Survey: 36% of Facilities Struggle to Meet TJC MRI Standards

A new survey found that 36% of medical resonance imaging (MRI) providers do not comply with The Joint Commission’s (TJC) standards for diagnostic imaging services, which were released in 2015.

The standards, which are in effect for hospital and ambulatory care programs, require that MRI facilities should collect data on incidents where ferromagnetic objects unintentionally entered the MRI scanner room and injuries resulting from the presence of ferromagnetic objects in the scanner room.

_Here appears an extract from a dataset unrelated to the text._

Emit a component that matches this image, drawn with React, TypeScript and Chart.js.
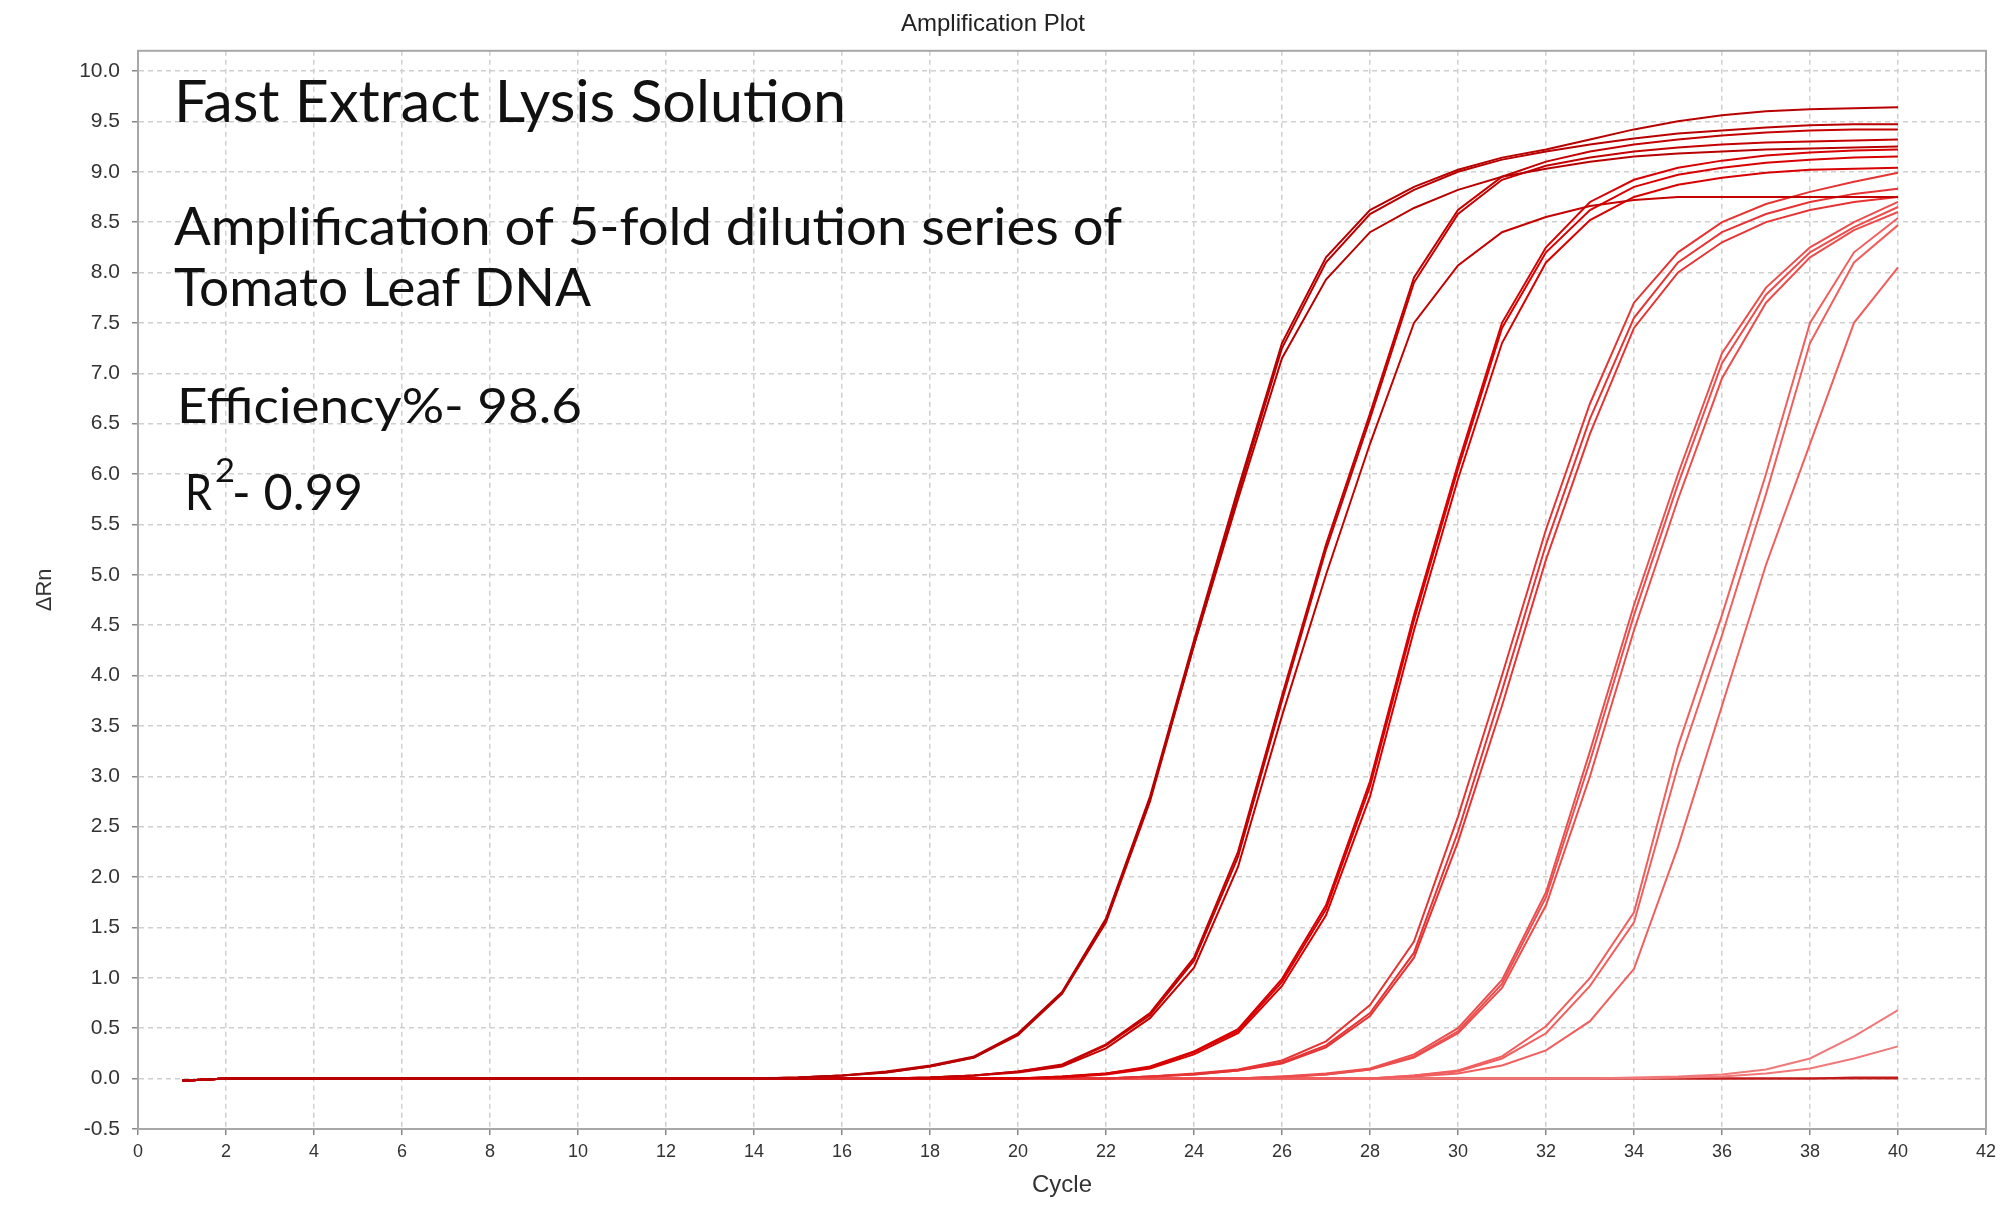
import { useEffect, useRef } from "react";
import { Chart, registerables } from "chart.js";

Chart.register(...registerables);

// cycle numbers on the x axis
const CYCLES = [
  1, 2, 3, 4, 5, 6, 7, 8, 9, 10, 11, 12, 13, 14, 15, 16, 17, 18, 19, 20,
  21, 22, 23, 24, 25, 26, 27, 28, 29, 30, 31, 32, 33, 34, 35, 36, 37, 38, 39, 40,
];

// axis ranges
const X_MIN = 0;
const X_MAX = 42;
const X_STEP = 2;
const Y_MIN = -0.5;
const Y_MAX = 10.2;
const Y_STEP = 0.5;

// dilution 1 (earliest)
const A1 = [-0.02, 0, 0, 0, 0, 0, 0, 0, 0, 0, 0, 0, 0, 0, 0.01, 0.03, 0.07, 0.13, 0.22, 0.45, 0.86, 1.59, 2.8, 4.35, 5.85, 7.3, 8.15, 8.62, 8.85, 9.02, 9.14, 9.22, 9.32, 9.42, 9.5, 9.56, 9.6, 9.62, 9.63, 9.64];
const A2 = [-0.02, 0, 0, 0, 0, 0, 0, 0, 0, 0, 0, 0, 0, 0, 0.01, 0.03, 0.06, 0.12, 0.21, 0.43, 0.84, 1.55, 2.75, 4.3, 5.8, 7.25, 8.1, 8.58, 8.82, 9.0, 9.12, 9.2, 9.27, 9.33, 9.38, 9.41, 9.44, 9.46, 9.47, 9.47];
const A3 = [-0.02, 0, 0, 0, 0, 0, 0, 0, 0, 0, 0, 0, 0, 0, 0.01, 0.03, 0.06, 0.12, 0.21, 0.44, 0.85, 1.57, 2.78, 4.3, 5.75, 7.15, 7.93, 8.4, 8.64, 8.82, 8.95, 9.03, 9.1, 9.15, 9.18, 9.2, 9.22, 9.23, 9.24, 9.25];

// dilution 2
const B1 = [-0.02, 0, 0, 0, 0, 0, 0, 0, 0, 0, 0, 0, 0, 0, 0, 0, 0, 0.01, 0.03, 0.07, 0.14, 0.34, 0.65, 1.2, 2.25, 3.8, 5.3, 6.6, 7.95, 8.62, 8.95, 9.1, 9.2, 9.27, 9.32, 9.36, 9.39, 9.41, 9.42, 9.42];
const B2 = [-0.02, 0, 0, 0, 0, 0, 0, 0, 0, 0, 0, 0, 0, 0, 0, 0, 0, 0.01, 0.03, 0.07, 0.13, 0.33, 0.63, 1.17, 2.2, 3.75, 5.25, 6.55, 7.9, 8.58, 8.92, 9.06, 9.14, 9.2, 9.24, 9.27, 9.29, 9.3, 9.31, 9.32];
const B3 = [-0.02, 0, 0, 0, 0, 0, 0, 0, 0, 0, 0, 0, 0, 0, 0, 0, 0, 0.01, 0.03, 0.06, 0.12, 0.3, 0.6, 1.1, 2.1, 3.6, 5.0, 6.3, 7.5, 8.07, 8.4, 8.55, 8.66, 8.72, 8.75, 8.75, 8.75, 8.75, 8.75, 8.75];

// dilution 3
const C1 = [-0.02, 0, 0, 0, 0, 0, 0, 0, 0, 0, 0, 0, 0, 0, 0, 0, 0, 0, 0, 0, 0.02, 0.05, 0.12, 0.27, 0.49, 0.99, 1.72, 2.95, 4.6, 6.1, 7.5, 8.25, 8.7, 8.92, 9.04, 9.11, 9.16, 9.19, 9.21, 9.22];
const C2 = [-0.02, 0, 0, 0, 0, 0, 0, 0, 0, 0, 0, 0, 0, 0, 0, 0, 0, 0, 0, 0, 0.02, 0.05, 0.11, 0.26, 0.47, 0.96, 1.68, 2.9, 4.55, 6.05, 7.45, 8.2, 8.62, 8.85, 8.97, 9.04, 9.09, 9.12, 9.14, 9.15];
const C3 = [-0.02, 0, 0, 0, 0, 0, 0, 0, 0, 0, 0, 0, 0, 0, 0, 0, 0, 0, 0, 0, 0.01, 0.04, 0.1, 0.24, 0.45, 0.92, 1.62, 2.8, 4.45, 5.95, 7.3, 8.1, 8.52, 8.75, 8.87, 8.94, 8.99, 9.02, 9.03, 9.04];

// dilution 4
const D1 = [-0.02, 0, 0, 0, 0, 0, 0, 0, 0, 0, 0, 0, 0, 0, 0, 0, 0, 0, 0, 0, 0, 0, 0.02, 0.05, 0.09, 0.18, 0.37, 0.73, 1.36, 2.6, 4.0, 5.45, 6.7, 7.7, 8.2, 8.5, 8.68, 8.8, 8.9, 8.99];
const D2 = [-0.02, 0, 0, 0, 0, 0, 0, 0, 0, 0, 0, 0, 0, 0, 0, 0, 0, 0, 0, 0, 0, 0, 0.02, 0.04, 0.08, 0.16, 0.33, 0.65, 1.25, 2.45, 3.85, 5.3, 6.55, 7.55, 8.1, 8.4, 8.58, 8.7, 8.78, 8.83];
const D3 = [-0.02, 0, 0, 0, 0, 0, 0, 0, 0, 0, 0, 0, 0, 0, 0, 0, 0, 0, 0, 0, 0, 0, 0.02, 0.04, 0.08, 0.15, 0.31, 0.62, 1.2, 2.35, 3.7, 5.15, 6.4, 7.45, 8.0, 8.3, 8.5, 8.62, 8.7, 8.75];

// dilution 5
const E1 = [-0.02, 0, 0, 0, 0, 0, 0, 0, 0, 0, 0, 0, 0, 0, 0, 0, 0, 0, 0, 0, 0, 0, 0, 0, 0, 0.02, 0.05, 0.1, 0.24, 0.5, 0.98, 1.85, 3.25, 4.7, 6.0, 7.2, 7.85, 8.25, 8.5, 8.7];
const E2 = [-0.02, 0, 0, 0, 0, 0, 0, 0, 0, 0, 0, 0, 0, 0, 0, 0, 0, 0, 0, 0, 0, 0, 0, 0, 0, 0.02, 0.04, 0.09, 0.22, 0.47, 0.94, 1.8, 3.15, 4.6, 5.9, 7.1, 7.78, 8.2, 8.45, 8.65];
const E3 = [-0.02, 0, 0, 0, 0, 0, 0, 0, 0, 0, 0, 0, 0, 0, 0, 0, 0, 0, 0, 0, 0, 0, 0, 0, 0, 0.01, 0.04, 0.09, 0.21, 0.45, 0.9, 1.72, 3.0, 4.45, 5.75, 6.95, 7.7, 8.15, 8.42, 8.6];

// dilution 6 (latest)
const F1 = [-0.02, 0, 0, 0, 0, 0, 0, 0, 0, 0, 0, 0, 0, 0, 0, 0, 0, 0, 0, 0, 0, 0, 0, 0, 0, 0, 0, 0, 0.03, 0.08, 0.22, 0.52, 1.0, 1.65, 3.3, 4.6, 6.0, 7.5, 8.2, 8.54];
const F2 = [-0.02, 0, 0, 0, 0, 0, 0, 0, 0, 0, 0, 0, 0, 0, 0, 0, 0, 0, 0, 0, 0, 0, 0, 0, 0, 0, 0, 0, 0.03, 0.07, 0.2, 0.45, 0.92, 1.55, 3.1, 4.4, 5.8, 7.3, 8.1, 8.47];
const F3 = [-0.02, 0, 0, 0, 0, 0, 0, 0, 0, 0, 0, 0, 0, 0, 0, 0, 0, 0, 0, 0, 0, 0, 0, 0, 0, 0, 0, 0, 0.02, 0.05, 0.13, 0.28, 0.57, 1.09, 2.3, 3.7, 5.1, 6.3, 7.5, 8.05];

// late risers and no-template wells
const G1 = [-0.02, 0, 0, 0, 0, 0, 0, 0, 0, 0, 0, 0, 0, 0, 0, 0, 0, 0, 0, 0, 0, 0, 0, 0, 0, 0, 0, 0, 0, 0, 0, 0, 0, 0.01, 0.02, 0.04, 0.09, 0.2, 0.42, 0.68];
const G2 = [-0.02, 0, 0, 0, 0, 0, 0, 0, 0, 0, 0, 0, 0, 0, 0, 0, 0, 0, 0, 0, 0, 0, 0, 0, 0, 0, 0, 0, 0, 0, 0, 0, 0, 0, 0.01, 0.02, 0.05, 0.1, 0.2, 0.32];
const N1 = [-0.02, 0, 0, 0, 0, 0, 0, 0, 0, 0, 0, 0, 0, 0, 0, 0, 0, 0, 0, 0, 0, 0, 0, 0, 0, 0, 0, 0, 0, 0, 0, 0, 0, 0, 0, 0, 0, 0, 0, 0];
const N2 = [-0.02, 0, 0, 0, 0, 0, 0, 0, 0, 0, 0, 0, 0, 0, 0, 0, 0, 0, 0, 0, 0, 0, 0, 0, 0, 0, 0, 0, 0, 0, 0, 0, 0, 0, 0, 0, 0, 0, 0.01, 0.01];

const GROUPS = [
  { name: "Dilution 1", lines: [A1, A2, A3] },
  { name: "Dilution 2", lines: [B1, B2, B3] },
  { name: "Dilution 3", lines: [C1, C2, C3] },
  { name: "Dilution 4", lines: [D1, D2, D3] },
  { name: "Dilution 5", lines: [E1, E2, E3] },
  { name: "Dilution 6", lines: [F1, F2, F3] },
  { name: "Late", lines: [G1, G2] },
  { name: "NTC", lines: [N1, N2] },
];

const GROUP_COLORS = ["#b80000", "#c40000", "#d80000", "#e63434", "#ec4e4e", "#f05e5e", "#f07878", "#c01a1a"];

const TITLE = "Amplification Plot";
const X_TITLE = "Cycle";
const Y_TITLE = "ΔRn";
const NOTE_1 = "Fast Extract Lysis Solution";
const NOTE_2 = "Amplification of 5-fold dilution series of";
const NOTE_3 = "Tomato Leaf DNA";
const NOTE_4 = "Efficiency%- 98.6";
const NOTE_R = "R";
const NOTE_SUP = "2";
const NOTE_R_VAL = "- 0.99";

const AXIS_FONT = "'Liberation Sans', Arial, sans-serif";
const NOTE_FONT = "Lato, 'Open Sans', sans-serif";

// draw a text squeezed/stretched to a given width
const drawFitted = (ctx: CanvasRenderingContext2D, text: string, x: number, y: number, width: number, size: number) => {
  ctx.font = `${size}px ${NOTE_FONT}`;
  const w = ctx.measureText(text).width;
  ctx.save();
  ctx.translate(x, y);
  ctx.scale(width / w, 1);
  ctx.fillText(text, 0, 0);
  ctx.restore();
};

const framePlugin = {
  id: "frame",
  afterDatasetsDraw(chart: any) {
    const { ctx, chartArea } = chart;
    ctx.save();
    ctx.strokeStyle = "#a8a8a8";
    ctx.lineWidth = 2;
    ctx.strokeRect(chartArea.left, chartArea.top, chartArea.right - chartArea.left, chartArea.bottom - chartArea.top);
    ctx.restore();
  },
};

const notesPlugin = {
  id: "notes",
  afterDraw(chart: any) {
    const ctx: CanvasRenderingContext2D = chart.ctx;
    ctx.save();
    ctx.fillStyle = "#111";
    ctx.textAlign = "left";
    ctx.textBaseline = "alphabetic";
    drawFitted(ctx, NOTE_1, 174, 122, 672, 58);
    drawFitted(ctx, NOTE_2, 174, 245, 948, 53);
    drawFitted(ctx, NOTE_3, 174, 306, 417, 53);
    drawFitted(ctx, NOTE_4, 177, 423, 405, 49);
    drawFitted(ctx, NOTE_R, 185, 510, 27, 51);
    drawFitted(ctx, NOTE_SUP, 215, 482, 20, 32);
    drawFitted(ctx, NOTE_R_VAL, 232, 510, 131, 51);
    ctx.restore();
  },
};

const gridOpts = {
  color: "#d0d0d0",
  lineWidth: 1.5,
  tickLength: 6,
  tickColor: "#888",
  tickBorderDash: [],
};

const AmplificationPlot = () => {
  const canvasRef = useRef<HTMLCanvasElement>(null);
  const chartRef = useRef<Chart | null>(null);

  useEffect(() => {
    document.body.style.margin = "0";
    document.body.style.overflow = "hidden";
    if (!canvasRef.current) return;

    const datasets: any[] = [];
    GROUPS.forEach((group, gi) => {
      group.lines.forEach((line, li) => {
        datasets.push({
          label: `${group.name} ${li + 1}`,
          data: CYCLES.map((c, i) => ({ x: c, y: line[i] })),
          borderColor: GROUP_COLORS[gi],
          borderWidth: 2,
          pointRadius: 0,
          tension: 0,
          fill: false,
        });
      });
    });

    chartRef.current = new Chart(canvasRef.current, {
      type: "line",
      data: { datasets },
      options: {
        animation: false,
        responsive: true,
        maintainAspectRatio: false,
        devicePixelRatio: 1,
        events: [],
        layout: { padding: { left: 0, right: 30, top: 0, bottom: 0 } },
        scales: {
          x: {
            type: "linear",
            min: X_MIN,
            max: X_MAX,
            afterFit: (scale: any) => {
              scale.height = 90;
            },
            ticks: {
              stepSize: X_STEP,
              autoSkip: false,
              maxRotation: 0,
              padding: 6,
              color: "#333",
              font: { family: AXIS_FONT, size: 18 },
            },
            grid: gridOpts as any,
            border: { display: true, color: "#a8a8a8", width: 2, dash: [5, 4] },
            title: {
              display: true,
              text: X_TITLE,
              color: "#333",
              font: { family: AXIS_FONT, size: 24 },
              padding: { top: 0, bottom: 19 },
            },
          },
          y: {
            type: "linear",
            min: Y_MIN,
            max: Y_MAX,
            afterFit: (scale: any) => {
              scale.width = 138;
            },
            ticks: {
              stepSize: Y_STEP,
              includeBounds: false,
              padding: 12,
              color: "#333",
              font: { family: AXIS_FONT, size: 21 },
              callback: (v: any) => Number(v).toFixed(1),
            },
            grid: gridOpts as any,
            border: { display: true, color: "#a8a8a8", width: 2, dash: [5, 4] },
            title: {
              display: true,
              text: Y_TITLE,
              color: "#333",
              font: { family: AXIS_FONT, size: 22 },
              padding: { top: 32, bottom: 0 },
            },
          },
        },
        plugins: {
          legend: { display: false },
          tooltip: { enabled: false },
          title: {
            display: true,
            text: TITLE,
            color: "#222",
            font: { family: AXIS_FONT, size: 24, weight: "normal" },
            padding: { top: 10, bottom: 12 },
          },
        },
      },
      plugins: [framePlugin, notesPlugin],
    });

    return () => {
      if (chartRef.current) {
        chartRef.current.destroy();
        chartRef.current = null;
      }
    };
  }, []);

  return (
    <div style={{ position: "relative", width: 2016, height: 1219, background: "#fff" }}>
      <canvas ref={canvasRef}></canvas>
    </div>
  );
};

export default function App() {
  return <AmplificationPlot />;
}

Ferromagnetic objects, which include oxygen tanks and wheelchairs, can become dangerous when brought into an MRI room; the MRI’s strong magnetic field can pull objects at high speed toward the machine, which can lead to injuries and occasionally deaths.

Conducted by MRI safety firm Metrasens, the survey of 162 MRI professionals highlights ongoing issues with safety in those facilities.

“The Joint Commission’s Revised Requirements for Diagnostic Imaging Services state that hospitals must manage safety risks in the MRI environment, but these survey results suggest that there is still room for improvement,” said Tobias Gilk, a Metrasens consultant, in a release.

TJC’s standards also cover equipment testing and maintenance, annual education for staff, minimum qualifications for medical physicists, and managing MRI safety risks.